Short problem: Transcribe all of the material below word for word and leave out its pictures.

-- Begin Source data --

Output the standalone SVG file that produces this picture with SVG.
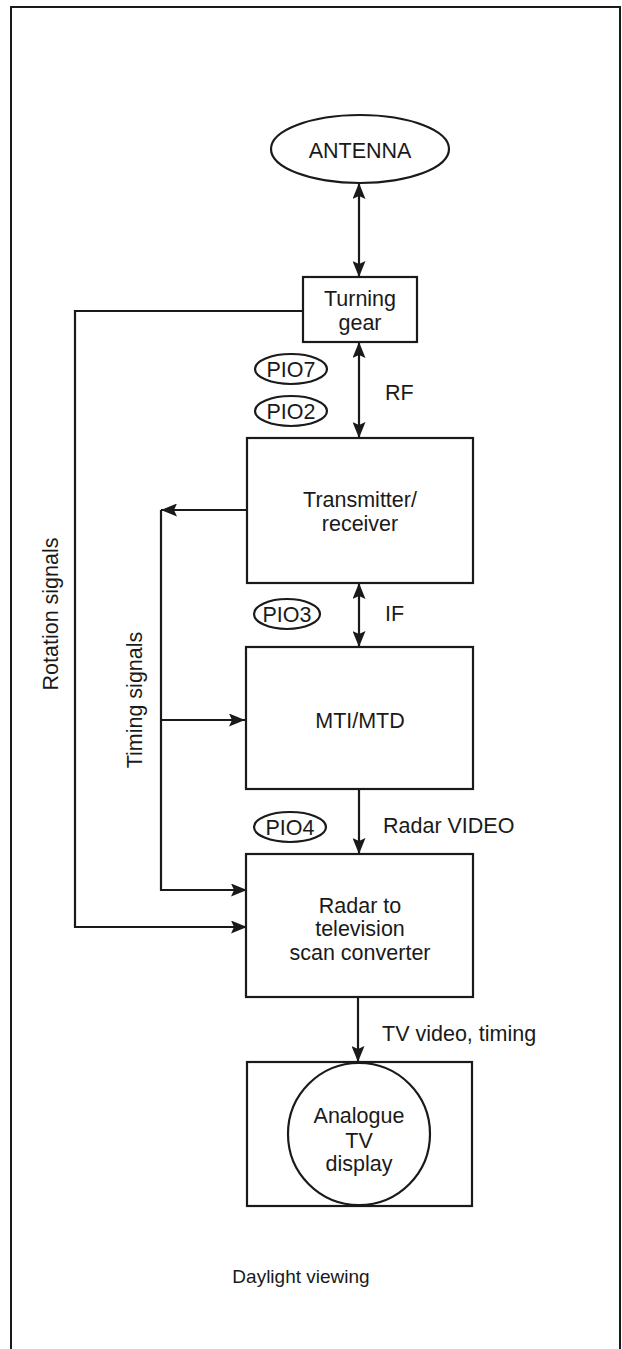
<svg xmlns="http://www.w3.org/2000/svg" width="622" height="1349" viewBox="0 0 622 1349">
<style>
.b{fill:#fff;stroke:#1a1a1a;stroke-width:2.2}
.c{fill:none;stroke:#1a1a1a;stroke-width:2.2}
.t{font-family:"Liberation Sans",Arial,sans-serif;font-size:21.5px;fill:#1a1a1a;text-anchor:middle}
.l{font-family:"Liberation Sans",Arial,sans-serif;font-size:21.5px;fill:#1a1a1a}
</style>
<defs>
<marker id="ah" viewBox="0 0 16 13" refX="16" refY="6.5" markerWidth="16" markerHeight="13" orient="auto-start-reverse" markerUnits="userSpaceOnUse"><path d="M0,0 L16,6.5 L0,13 L3,6.5 Z" fill="#1a1a1a"/></marker>
</defs>
<rect x="0" y="0" width="622" height="1349" fill="#fff"/>
<rect id="frame" x="11" y="7" width="609" height="1370" fill="none" stroke="#1a1a1a" stroke-width="2"/>
<g id="connectors">
<path class="c" d="M359,183 L359,277" marker-start="url(#ah)" marker-end="url(#ah)"/>
<path class="c" d="M303,311 L75,311 L75,927 L247,927" marker-end="url(#ah)"/>
<path class="c" d="M359,342 L359,438" marker-start="url(#ah)" marker-end="url(#ah)"/>
<path class="c" d="M247,510 L161,510" marker-end="url(#ah)"/>
<path class="c" d="M161,510 L161,890 L247,890" marker-end="url(#ah)"/>
<path class="c" d="M161,720 L245,720" marker-end="url(#ah)"/>
<path class="c" d="M359,583 L359,647" marker-start="url(#ah)" marker-end="url(#ah)"/>
<path class="c" d="M359,789 L359,854" marker-end="url(#ah)"/>
<path class="c" d="M358,997 L358,1062" marker-end="url(#ah)"/>
<text class="l" x="385" y="400">RF</text>
<text class="l" x="385" y="621">IF</text>
<text class="l" x="383" y="833">Radar VIDEO</text>
<text class="l" x="382" y="1041">TV video, timing</text>
<text class="t" transform="translate(58,614) rotate(-90)">Rotation signals</text>
<text class="t" transform="translate(142,700) rotate(-90)">Timing signals</text>
</g>
<g id="antenna">
<ellipse class="b" cx="360" cy="149" rx="89" ry="34"/>
<text class="t" x="360" y="158">ANTENNA</text>
</g>
<g id="turning-gear">
<rect class="b" x="303" y="277" width="114" height="65"/>
<text class="t" x="360" y="306">Turning</text>
<text class="t" x="360" y="330">gear</text>
</g>
<g id="pio7">
<ellipse class="b" cx="291" cy="369" rx="36" ry="15"/>
<text class="t" x="291" y="377">PIO7</text>
</g>
<g id="pio2">
<ellipse class="b" cx="291" cy="411" rx="36" ry="15"/>
<text class="t" x="291" y="419">PIO2</text>
</g>
<g id="transmitter">
<rect class="b" x="247" y="438" width="226" height="145"/>
<text class="t" x="360" y="507">Transmitter/</text>
<text class="t" x="360" y="531">receiver</text>
</g>
<g id="pio3">
<ellipse class="b" cx="287" cy="614" rx="33" ry="15"/>
<text class="t" x="287" y="622">PIO3</text>
</g>
<g id="mti">
<rect class="b" x="246" y="647" width="227" height="142"/>
<text class="t" x="360" y="728">MTI/MTD</text>
</g>
<g id="pio4">
<ellipse class="b" cx="290" cy="827" rx="36" ry="15"/>
<text class="t" x="290" y="835">PIO4</text>
</g>
<g id="scan-converter">
<rect class="b" x="246" y="854" width="227" height="143"/>
<text class="t" x="360" y="913">Radar to</text>
<text class="t" x="360" y="936">television</text>
<text class="t" x="360" y="960">scan converter</text>
</g>
<g id="tv-display">
<rect class="b" x="247" y="1062" width="225" height="144"/>
<circle class="b" cx="359" cy="1134" r="71"/>
<text class="t" x="359" y="1123">Analogue</text>
<text class="t" x="359" y="1148">TV</text>
<text class="t" x="359" y="1171">display</text>
</g>
<text id="daylight" class="t" x="301" y="1283" style="font-size:19px">Daylight viewing</text>
</svg>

-- End Source data --

Answer for the task:
Output the standalone SVG file that produces this picture with SVG.
<svg xmlns="http://www.w3.org/2000/svg" width="622" height="1349" viewBox="0 0 622 1349">
<style>
.b{fill:#fff;stroke:#1a1a1a;stroke-width:2.2}
.c{fill:none;stroke:#1a1a1a;stroke-width:2.2}
.t{font-family:"Liberation Sans",Arial,sans-serif;font-size:21.5px;fill:#1a1a1a;text-anchor:middle}
.l{font-family:"Liberation Sans",Arial,sans-serif;font-size:21.5px;fill:#1a1a1a}
</style>
<defs>
<marker id="ah" viewBox="0 0 16 13" refX="16" refY="6.5" markerWidth="16" markerHeight="13" orient="auto-start-reverse" markerUnits="userSpaceOnUse"><path d="M0,0 L16,6.5 L0,13 L3,6.5 Z" fill="#1a1a1a"/></marker>
</defs>
<rect x="0" y="0" width="622" height="1349" fill="#fff"/>
<rect id="frame" x="11" y="7" width="609" height="1370" fill="none" stroke="#1a1a1a" stroke-width="2"/>
<g id="connectors">
<path class="c" d="M359,183 L359,277" marker-start="url(#ah)" marker-end="url(#ah)"/>
<path class="c" d="M303,311 L75,311 L75,927 L247,927" marker-end="url(#ah)"/>
<path class="c" d="M359,342 L359,438" marker-start="url(#ah)" marker-end="url(#ah)"/>
<path class="c" d="M247,510 L161,510" marker-end="url(#ah)"/>
<path class="c" d="M161,510 L161,890 L247,890" marker-end="url(#ah)"/>
<path class="c" d="M161,720 L245,720" marker-end="url(#ah)"/>
<path class="c" d="M359,583 L359,647" marker-start="url(#ah)" marker-end="url(#ah)"/>
<path class="c" d="M359,789 L359,854" marker-end="url(#ah)"/>
<path class="c" d="M358,997 L358,1062" marker-end="url(#ah)"/>
<text class="l" x="385" y="400">RF</text>
<text class="l" x="385" y="621">IF</text>
<text class="l" x="383" y="833">Radar VIDEO</text>
<text class="l" x="382" y="1041">TV video, timing</text>
<text class="t" transform="translate(58,614) rotate(-90)">Rotation signals</text>
<text class="t" transform="translate(142,700) rotate(-90)">Timing signals</text>
</g>
<g id="antenna">
<ellipse class="b" cx="360" cy="149" rx="89" ry="34"/>
<text class="t" x="360" y="158">ANTENNA</text>
</g>
<g id="turning-gear">
<rect class="b" x="303" y="277" width="114" height="65"/>
<text class="t" x="360" y="306">Turning</text>
<text class="t" x="360" y="330">gear</text>
</g>
<g id="pio7">
<ellipse class="b" cx="291" cy="369" rx="36" ry="15"/>
<text class="t" x="291" y="377">PIO7</text>
</g>
<g id="pio2">
<ellipse class="b" cx="291" cy="411" rx="36" ry="15"/>
<text class="t" x="291" y="419">PIO2</text>
</g>
<g id="transmitter">
<rect class="b" x="247" y="438" width="226" height="145"/>
<text class="t" x="360" y="507">Transmitter/</text>
<text class="t" x="360" y="531">receiver</text>
</g>
<g id="pio3">
<ellipse class="b" cx="287" cy="614" rx="33" ry="15"/>
<text class="t" x="287" y="622">PIO3</text>
</g>
<g id="mti">
<rect class="b" x="246" y="647" width="227" height="142"/>
<text class="t" x="360" y="728">MTI/MTD</text>
</g>
<g id="pio4">
<ellipse class="b" cx="290" cy="827" rx="36" ry="15"/>
<text class="t" x="290" y="835">PIO4</text>
</g>
<g id="scan-converter">
<rect class="b" x="246" y="854" width="227" height="143"/>
<text class="t" x="360" y="913">Radar to</text>
<text class="t" x="360" y="936">television</text>
<text class="t" x="360" y="960">scan converter</text>
</g>
<g id="tv-display">
<rect class="b" x="247" y="1062" width="225" height="144"/>
<circle class="b" cx="359" cy="1134" r="71"/>
<text class="t" x="359" y="1123">Analogue</text>
<text class="t" x="359" y="1148">TV</text>
<text class="t" x="359" y="1171">display</text>
</g>
<text id="daylight" class="t" x="301" y="1283" style="font-size:19px">Daylight viewing</text>
</svg>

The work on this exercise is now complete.